— Start Records provided —

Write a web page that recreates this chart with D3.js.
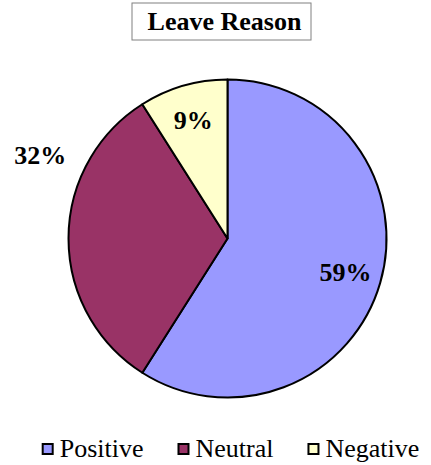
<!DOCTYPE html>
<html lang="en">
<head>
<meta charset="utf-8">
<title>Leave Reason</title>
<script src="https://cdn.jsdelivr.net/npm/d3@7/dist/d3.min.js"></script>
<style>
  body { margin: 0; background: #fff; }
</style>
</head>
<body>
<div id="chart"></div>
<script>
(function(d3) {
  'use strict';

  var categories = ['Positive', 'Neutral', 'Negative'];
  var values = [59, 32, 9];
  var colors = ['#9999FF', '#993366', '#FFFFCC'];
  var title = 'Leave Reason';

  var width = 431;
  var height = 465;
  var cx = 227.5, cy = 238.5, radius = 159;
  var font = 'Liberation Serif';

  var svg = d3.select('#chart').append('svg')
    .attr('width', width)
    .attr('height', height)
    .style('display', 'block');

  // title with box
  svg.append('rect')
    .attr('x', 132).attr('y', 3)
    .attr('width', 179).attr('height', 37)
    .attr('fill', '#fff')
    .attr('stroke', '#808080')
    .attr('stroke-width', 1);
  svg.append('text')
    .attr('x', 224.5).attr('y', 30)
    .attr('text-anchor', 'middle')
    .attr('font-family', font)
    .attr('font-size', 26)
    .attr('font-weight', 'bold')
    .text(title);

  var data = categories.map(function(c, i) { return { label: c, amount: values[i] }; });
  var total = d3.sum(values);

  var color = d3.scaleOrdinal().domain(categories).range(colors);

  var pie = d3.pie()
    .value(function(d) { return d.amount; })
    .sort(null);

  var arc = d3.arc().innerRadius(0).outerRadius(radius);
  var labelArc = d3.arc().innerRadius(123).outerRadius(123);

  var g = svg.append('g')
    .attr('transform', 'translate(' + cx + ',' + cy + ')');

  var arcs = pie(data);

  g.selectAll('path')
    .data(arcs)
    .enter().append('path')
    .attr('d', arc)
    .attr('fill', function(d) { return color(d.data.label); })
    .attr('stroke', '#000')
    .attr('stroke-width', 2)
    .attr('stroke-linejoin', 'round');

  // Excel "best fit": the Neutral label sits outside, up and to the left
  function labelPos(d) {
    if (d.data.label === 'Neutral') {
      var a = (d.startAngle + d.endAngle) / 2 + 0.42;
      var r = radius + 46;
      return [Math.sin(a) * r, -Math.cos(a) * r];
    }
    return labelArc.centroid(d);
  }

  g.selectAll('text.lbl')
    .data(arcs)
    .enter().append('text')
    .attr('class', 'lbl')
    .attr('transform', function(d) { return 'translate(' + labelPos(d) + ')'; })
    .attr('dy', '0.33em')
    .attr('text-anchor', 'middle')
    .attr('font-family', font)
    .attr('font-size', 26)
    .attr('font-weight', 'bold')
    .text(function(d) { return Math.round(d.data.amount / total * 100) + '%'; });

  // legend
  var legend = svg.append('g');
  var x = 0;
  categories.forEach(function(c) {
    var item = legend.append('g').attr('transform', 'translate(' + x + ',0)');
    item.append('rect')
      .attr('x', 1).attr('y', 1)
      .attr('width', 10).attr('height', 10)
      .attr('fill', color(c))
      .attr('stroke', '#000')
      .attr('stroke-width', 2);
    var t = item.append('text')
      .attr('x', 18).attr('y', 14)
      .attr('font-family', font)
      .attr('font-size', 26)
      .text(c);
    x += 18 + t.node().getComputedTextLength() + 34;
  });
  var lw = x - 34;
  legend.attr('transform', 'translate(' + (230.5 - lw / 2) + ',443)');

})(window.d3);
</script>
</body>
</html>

— End Records provided —
— Start Records provided —

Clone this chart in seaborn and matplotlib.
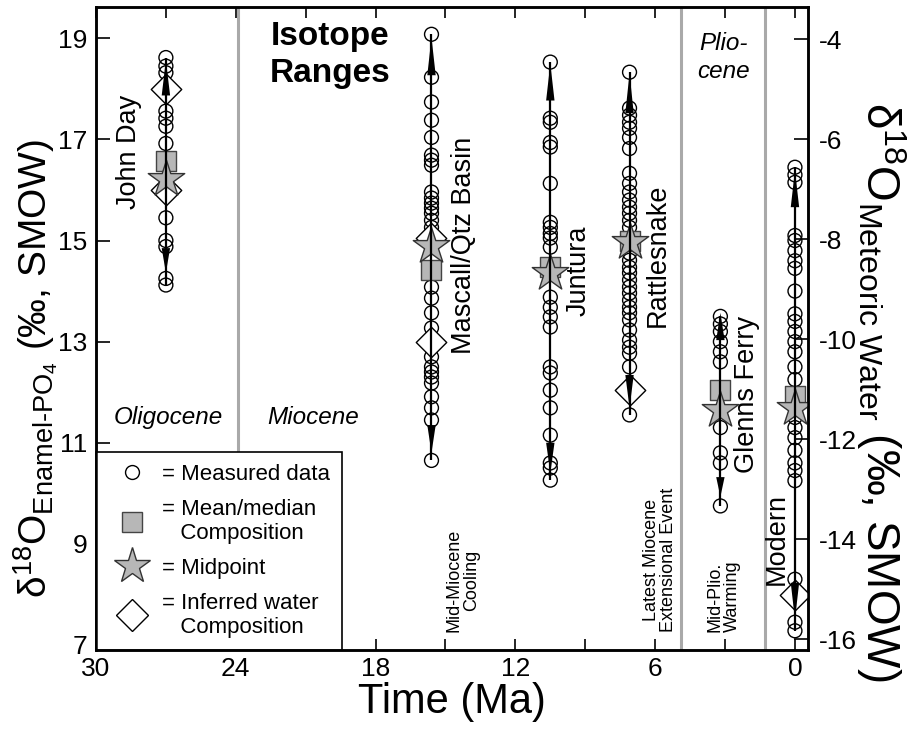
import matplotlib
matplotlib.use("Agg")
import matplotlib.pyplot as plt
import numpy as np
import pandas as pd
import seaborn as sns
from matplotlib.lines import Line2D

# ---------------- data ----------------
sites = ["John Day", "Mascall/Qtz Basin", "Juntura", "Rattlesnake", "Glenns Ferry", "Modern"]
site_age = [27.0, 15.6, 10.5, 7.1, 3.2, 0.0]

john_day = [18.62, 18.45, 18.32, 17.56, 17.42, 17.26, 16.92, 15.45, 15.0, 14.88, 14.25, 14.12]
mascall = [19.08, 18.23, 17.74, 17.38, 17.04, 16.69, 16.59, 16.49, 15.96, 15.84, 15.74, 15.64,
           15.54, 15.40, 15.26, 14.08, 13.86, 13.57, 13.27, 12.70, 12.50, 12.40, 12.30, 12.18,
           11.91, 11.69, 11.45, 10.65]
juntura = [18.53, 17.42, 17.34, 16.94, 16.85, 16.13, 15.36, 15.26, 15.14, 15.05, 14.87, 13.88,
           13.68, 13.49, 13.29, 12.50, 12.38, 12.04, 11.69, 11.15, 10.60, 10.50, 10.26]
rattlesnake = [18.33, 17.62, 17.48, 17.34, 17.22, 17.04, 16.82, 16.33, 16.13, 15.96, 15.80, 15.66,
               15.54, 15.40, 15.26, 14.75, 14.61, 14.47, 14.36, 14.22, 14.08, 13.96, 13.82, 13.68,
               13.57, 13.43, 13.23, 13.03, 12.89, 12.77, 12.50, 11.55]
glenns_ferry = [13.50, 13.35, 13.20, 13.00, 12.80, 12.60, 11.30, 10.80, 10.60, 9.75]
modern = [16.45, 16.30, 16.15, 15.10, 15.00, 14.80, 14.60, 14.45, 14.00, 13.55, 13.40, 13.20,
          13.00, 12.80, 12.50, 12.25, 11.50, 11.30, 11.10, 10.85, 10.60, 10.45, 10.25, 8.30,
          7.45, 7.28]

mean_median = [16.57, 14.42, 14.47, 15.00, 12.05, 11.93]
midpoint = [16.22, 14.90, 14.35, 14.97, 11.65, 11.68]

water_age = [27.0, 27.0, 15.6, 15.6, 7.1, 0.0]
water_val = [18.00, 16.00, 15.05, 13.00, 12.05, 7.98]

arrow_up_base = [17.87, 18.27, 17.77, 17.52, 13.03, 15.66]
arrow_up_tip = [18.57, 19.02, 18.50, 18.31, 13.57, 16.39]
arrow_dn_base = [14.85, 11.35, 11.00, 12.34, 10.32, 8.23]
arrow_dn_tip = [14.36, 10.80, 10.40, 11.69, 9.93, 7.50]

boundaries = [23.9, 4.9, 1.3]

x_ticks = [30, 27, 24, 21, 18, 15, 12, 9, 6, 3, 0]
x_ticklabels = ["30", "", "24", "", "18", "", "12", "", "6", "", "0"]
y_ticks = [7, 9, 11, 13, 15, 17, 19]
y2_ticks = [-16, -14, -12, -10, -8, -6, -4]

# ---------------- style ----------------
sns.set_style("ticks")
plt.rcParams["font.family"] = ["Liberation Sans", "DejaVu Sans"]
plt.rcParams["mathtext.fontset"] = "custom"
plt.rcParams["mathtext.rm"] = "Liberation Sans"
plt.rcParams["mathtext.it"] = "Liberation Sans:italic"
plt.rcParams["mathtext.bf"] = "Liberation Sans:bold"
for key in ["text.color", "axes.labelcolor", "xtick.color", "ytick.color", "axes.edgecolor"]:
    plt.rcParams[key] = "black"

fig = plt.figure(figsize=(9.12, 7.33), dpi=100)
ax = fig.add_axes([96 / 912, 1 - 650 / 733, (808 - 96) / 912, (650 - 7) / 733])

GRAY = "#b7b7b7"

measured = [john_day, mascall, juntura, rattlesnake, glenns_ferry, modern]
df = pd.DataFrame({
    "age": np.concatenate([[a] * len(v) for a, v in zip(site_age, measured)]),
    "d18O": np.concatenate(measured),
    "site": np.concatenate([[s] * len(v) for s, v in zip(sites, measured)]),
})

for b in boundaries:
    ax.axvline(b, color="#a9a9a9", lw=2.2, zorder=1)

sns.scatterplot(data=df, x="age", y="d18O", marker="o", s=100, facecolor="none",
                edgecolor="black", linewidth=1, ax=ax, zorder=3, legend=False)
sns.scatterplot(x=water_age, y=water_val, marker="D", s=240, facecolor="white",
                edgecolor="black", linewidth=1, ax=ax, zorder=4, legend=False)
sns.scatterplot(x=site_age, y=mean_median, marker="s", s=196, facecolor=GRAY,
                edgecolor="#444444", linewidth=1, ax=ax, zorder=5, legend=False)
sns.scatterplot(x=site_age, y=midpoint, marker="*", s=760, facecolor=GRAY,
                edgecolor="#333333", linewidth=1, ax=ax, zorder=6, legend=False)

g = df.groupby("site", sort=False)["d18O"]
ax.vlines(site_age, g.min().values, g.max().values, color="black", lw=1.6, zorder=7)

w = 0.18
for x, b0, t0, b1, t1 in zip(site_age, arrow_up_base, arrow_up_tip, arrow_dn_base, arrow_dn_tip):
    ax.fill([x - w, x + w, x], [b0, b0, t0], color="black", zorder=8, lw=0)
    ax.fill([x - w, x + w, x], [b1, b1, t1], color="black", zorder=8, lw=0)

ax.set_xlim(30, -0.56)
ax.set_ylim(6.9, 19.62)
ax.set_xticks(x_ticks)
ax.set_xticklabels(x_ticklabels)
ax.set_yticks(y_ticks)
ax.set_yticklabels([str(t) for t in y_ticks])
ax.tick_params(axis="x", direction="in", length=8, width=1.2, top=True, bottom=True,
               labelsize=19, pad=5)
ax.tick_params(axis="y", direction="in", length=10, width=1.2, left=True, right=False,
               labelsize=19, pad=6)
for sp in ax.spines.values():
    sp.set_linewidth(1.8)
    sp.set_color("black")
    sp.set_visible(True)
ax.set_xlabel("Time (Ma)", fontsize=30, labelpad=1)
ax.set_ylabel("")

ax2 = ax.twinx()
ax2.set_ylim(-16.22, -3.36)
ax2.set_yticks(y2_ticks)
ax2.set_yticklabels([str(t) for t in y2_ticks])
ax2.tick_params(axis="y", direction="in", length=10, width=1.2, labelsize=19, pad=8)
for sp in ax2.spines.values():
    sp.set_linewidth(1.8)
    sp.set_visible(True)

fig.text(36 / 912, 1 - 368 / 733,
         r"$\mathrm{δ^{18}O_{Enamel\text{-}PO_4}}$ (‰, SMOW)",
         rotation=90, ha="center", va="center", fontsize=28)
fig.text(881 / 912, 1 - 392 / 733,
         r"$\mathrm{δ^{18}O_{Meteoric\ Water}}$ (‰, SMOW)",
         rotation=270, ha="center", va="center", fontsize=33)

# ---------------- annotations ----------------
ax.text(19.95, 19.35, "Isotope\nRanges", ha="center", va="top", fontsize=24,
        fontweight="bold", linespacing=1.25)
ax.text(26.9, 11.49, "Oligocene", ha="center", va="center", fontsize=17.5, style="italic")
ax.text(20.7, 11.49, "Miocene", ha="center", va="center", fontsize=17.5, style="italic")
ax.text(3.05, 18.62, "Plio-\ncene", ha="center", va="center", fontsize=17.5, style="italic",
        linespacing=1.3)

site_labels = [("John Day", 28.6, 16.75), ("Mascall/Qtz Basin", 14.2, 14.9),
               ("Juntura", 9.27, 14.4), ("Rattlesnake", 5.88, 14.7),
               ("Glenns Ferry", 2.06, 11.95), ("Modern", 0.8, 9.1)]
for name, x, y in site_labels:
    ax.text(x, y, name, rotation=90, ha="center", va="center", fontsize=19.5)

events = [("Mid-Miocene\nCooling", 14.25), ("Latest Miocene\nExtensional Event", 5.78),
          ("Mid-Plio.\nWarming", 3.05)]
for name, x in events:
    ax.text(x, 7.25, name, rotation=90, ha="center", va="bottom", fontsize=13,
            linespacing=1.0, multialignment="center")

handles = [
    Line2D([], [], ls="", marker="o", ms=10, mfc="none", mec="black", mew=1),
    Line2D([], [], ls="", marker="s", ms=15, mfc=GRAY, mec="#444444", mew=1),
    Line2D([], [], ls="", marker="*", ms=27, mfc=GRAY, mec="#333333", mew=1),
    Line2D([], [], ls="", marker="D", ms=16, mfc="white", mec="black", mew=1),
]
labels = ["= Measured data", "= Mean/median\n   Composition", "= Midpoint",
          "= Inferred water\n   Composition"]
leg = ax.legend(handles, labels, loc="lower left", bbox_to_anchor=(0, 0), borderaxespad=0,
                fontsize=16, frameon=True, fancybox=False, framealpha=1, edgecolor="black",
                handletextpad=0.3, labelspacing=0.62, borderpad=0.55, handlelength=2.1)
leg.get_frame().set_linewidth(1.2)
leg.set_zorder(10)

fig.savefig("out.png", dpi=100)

— End Records provided —
— Start Records provided —

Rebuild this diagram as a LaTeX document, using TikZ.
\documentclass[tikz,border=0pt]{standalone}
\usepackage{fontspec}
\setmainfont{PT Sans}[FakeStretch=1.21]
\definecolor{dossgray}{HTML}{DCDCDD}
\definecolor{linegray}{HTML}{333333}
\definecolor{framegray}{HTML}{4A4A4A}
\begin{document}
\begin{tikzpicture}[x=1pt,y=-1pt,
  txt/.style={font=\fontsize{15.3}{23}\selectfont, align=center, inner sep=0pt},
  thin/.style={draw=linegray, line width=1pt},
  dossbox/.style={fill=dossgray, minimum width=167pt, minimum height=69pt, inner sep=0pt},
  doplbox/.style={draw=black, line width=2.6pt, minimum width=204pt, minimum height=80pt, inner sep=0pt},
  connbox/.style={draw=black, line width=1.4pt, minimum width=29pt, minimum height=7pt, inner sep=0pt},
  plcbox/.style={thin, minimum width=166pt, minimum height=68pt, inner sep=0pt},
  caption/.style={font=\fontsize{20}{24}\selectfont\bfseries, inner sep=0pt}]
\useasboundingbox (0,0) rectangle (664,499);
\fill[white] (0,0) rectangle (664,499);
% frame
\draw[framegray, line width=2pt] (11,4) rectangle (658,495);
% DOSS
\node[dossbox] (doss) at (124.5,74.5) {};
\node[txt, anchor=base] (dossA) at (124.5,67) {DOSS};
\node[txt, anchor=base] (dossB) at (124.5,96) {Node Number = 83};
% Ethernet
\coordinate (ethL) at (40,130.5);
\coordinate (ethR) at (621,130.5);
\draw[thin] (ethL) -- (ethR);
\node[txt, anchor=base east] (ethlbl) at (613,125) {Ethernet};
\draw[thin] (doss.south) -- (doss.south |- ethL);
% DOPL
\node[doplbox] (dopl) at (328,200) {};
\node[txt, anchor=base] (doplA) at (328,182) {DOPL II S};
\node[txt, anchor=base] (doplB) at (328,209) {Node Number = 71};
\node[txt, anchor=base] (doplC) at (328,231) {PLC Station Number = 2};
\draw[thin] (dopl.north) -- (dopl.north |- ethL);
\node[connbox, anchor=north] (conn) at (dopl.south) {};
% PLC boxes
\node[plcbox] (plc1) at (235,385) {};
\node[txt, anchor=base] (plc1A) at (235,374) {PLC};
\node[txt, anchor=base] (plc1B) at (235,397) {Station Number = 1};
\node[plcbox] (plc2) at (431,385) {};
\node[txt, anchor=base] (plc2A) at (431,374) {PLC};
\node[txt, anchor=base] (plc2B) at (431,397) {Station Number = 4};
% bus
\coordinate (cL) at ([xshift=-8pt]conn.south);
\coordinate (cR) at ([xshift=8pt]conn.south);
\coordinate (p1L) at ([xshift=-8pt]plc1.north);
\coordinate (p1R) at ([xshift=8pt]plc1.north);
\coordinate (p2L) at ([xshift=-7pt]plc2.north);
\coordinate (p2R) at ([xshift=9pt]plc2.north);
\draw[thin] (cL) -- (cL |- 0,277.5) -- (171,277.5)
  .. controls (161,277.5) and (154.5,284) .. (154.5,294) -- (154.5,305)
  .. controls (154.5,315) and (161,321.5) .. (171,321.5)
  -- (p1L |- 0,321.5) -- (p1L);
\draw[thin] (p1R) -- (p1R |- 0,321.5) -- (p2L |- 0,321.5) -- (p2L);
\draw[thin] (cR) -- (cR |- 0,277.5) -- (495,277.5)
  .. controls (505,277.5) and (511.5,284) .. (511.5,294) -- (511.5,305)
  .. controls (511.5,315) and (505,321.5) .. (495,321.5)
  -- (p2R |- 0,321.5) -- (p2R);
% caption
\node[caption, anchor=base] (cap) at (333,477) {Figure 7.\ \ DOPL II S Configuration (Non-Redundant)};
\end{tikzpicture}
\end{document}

— End Records provided —

Written task
Reproduce exactly, and only, the lines from the one containing "Clone this chart in seaborn and matplotlib." through the one containing "arrow_dn_tip = [14.36, 10.80, 10.40, 11.69, 9.93, 7.50]", including both; leave out any pictures.

Full answer
Clone this chart in seaborn and matplotlib.
import matplotlib
matplotlib.use("Agg")
import matplotlib.pyplot as plt
import numpy as np
import pandas as pd
import seaborn as sns
from matplotlib.lines import Line2D

# ---------------- data ----------------
sites = ["John Day", "Mascall/Qtz Basin", "Juntura", "Rattlesnake", "Glenns Ferry", "Modern"]
site_age = [27.0, 15.6, 10.5, 7.1, 3.2, 0.0]

john_day = [18.62, 18.45, 18.32, 17.56, 17.42, 17.26, 16.92, 15.45, 15.0, 14.88, 14.25, 14.12]
mascall = [19.08, 18.23, 17.74, 17.38, 17.04, 16.69, 16.59, 16.49, 15.96, 15.84, 15.74, 15.64,
           15.54, 15.40, 15.26, 14.08, 13.86, 13.57, 13.27, 12.70, 12.50, 12.40, 12.30, 12.18,
           11.91, 11.69, 11.45, 10.65]
juntura = [18.53, 17.42, 17.34, 16.94, 16.85, 16.13, 15.36, 15.26, 15.14, 15.05, 14.87, 13.88,
           13.68, 13.49, 13.29, 12.50, 12.38, 12.04, 11.69, 11.15, 10.60, 10.50, 10.26]
rattlesnake = [18.33, 17.62, 17.48, 17.34, 17.22, 17.04, 16.82, 16.33, 16.13, 15.96, 15.80, 15.66,
               15.54, 15.40, 15.26, 14.75, 14.61, 14.47, 14.36, 14.22, 14.08, 13.96, 13.82, 13.68,
               13.57, 13.43, 13.23, 13.03, 12.89, 12.77, 12.50, 11.55]
glenns_ferry = [13.50, 13.35, 13.20, 13.00, 12.80, 12.60, 11.30, 10.80, 10.60, 9.75]
modern = [16.45, 16.30, 16.15, 15.10, 15.00, 14.80, 14.60, 14.45, 14.00, 13.55, 13.40, 13.20,
          13.00, 12.80, 12.50, 12.25, 11.50, 11.30, 11.10, 10.85, 10.60, 10.45, 10.25, 8.30,
          7.45, 7.28]

mean_median = [16.57, 14.42, 14.47, 15.00, 12.05, 11.93]
midpoint = [16.22, 14.90, 14.35, 14.97, 11.65, 11.68]

water_age = [27.0, 27.0, 15.6, 15.6, 7.1, 0.0]
water_val = [18.00, 16.00, 15.05, 13.00, 12.05, 7.98]

arrow_up_base = [17.87, 18.27, 17.77, 17.52, 13.03, 15.66]
arrow_up_tip = [18.57, 19.02, 18.50, 18.31, 13.57, 16.39]
arrow_dn_base = [14.85, 11.35, 11.00, 12.34, 10.32, 8.23]
arrow_dn_tip = [14.36, 10.80, 10.40, 11.69, 9.93, 7.50]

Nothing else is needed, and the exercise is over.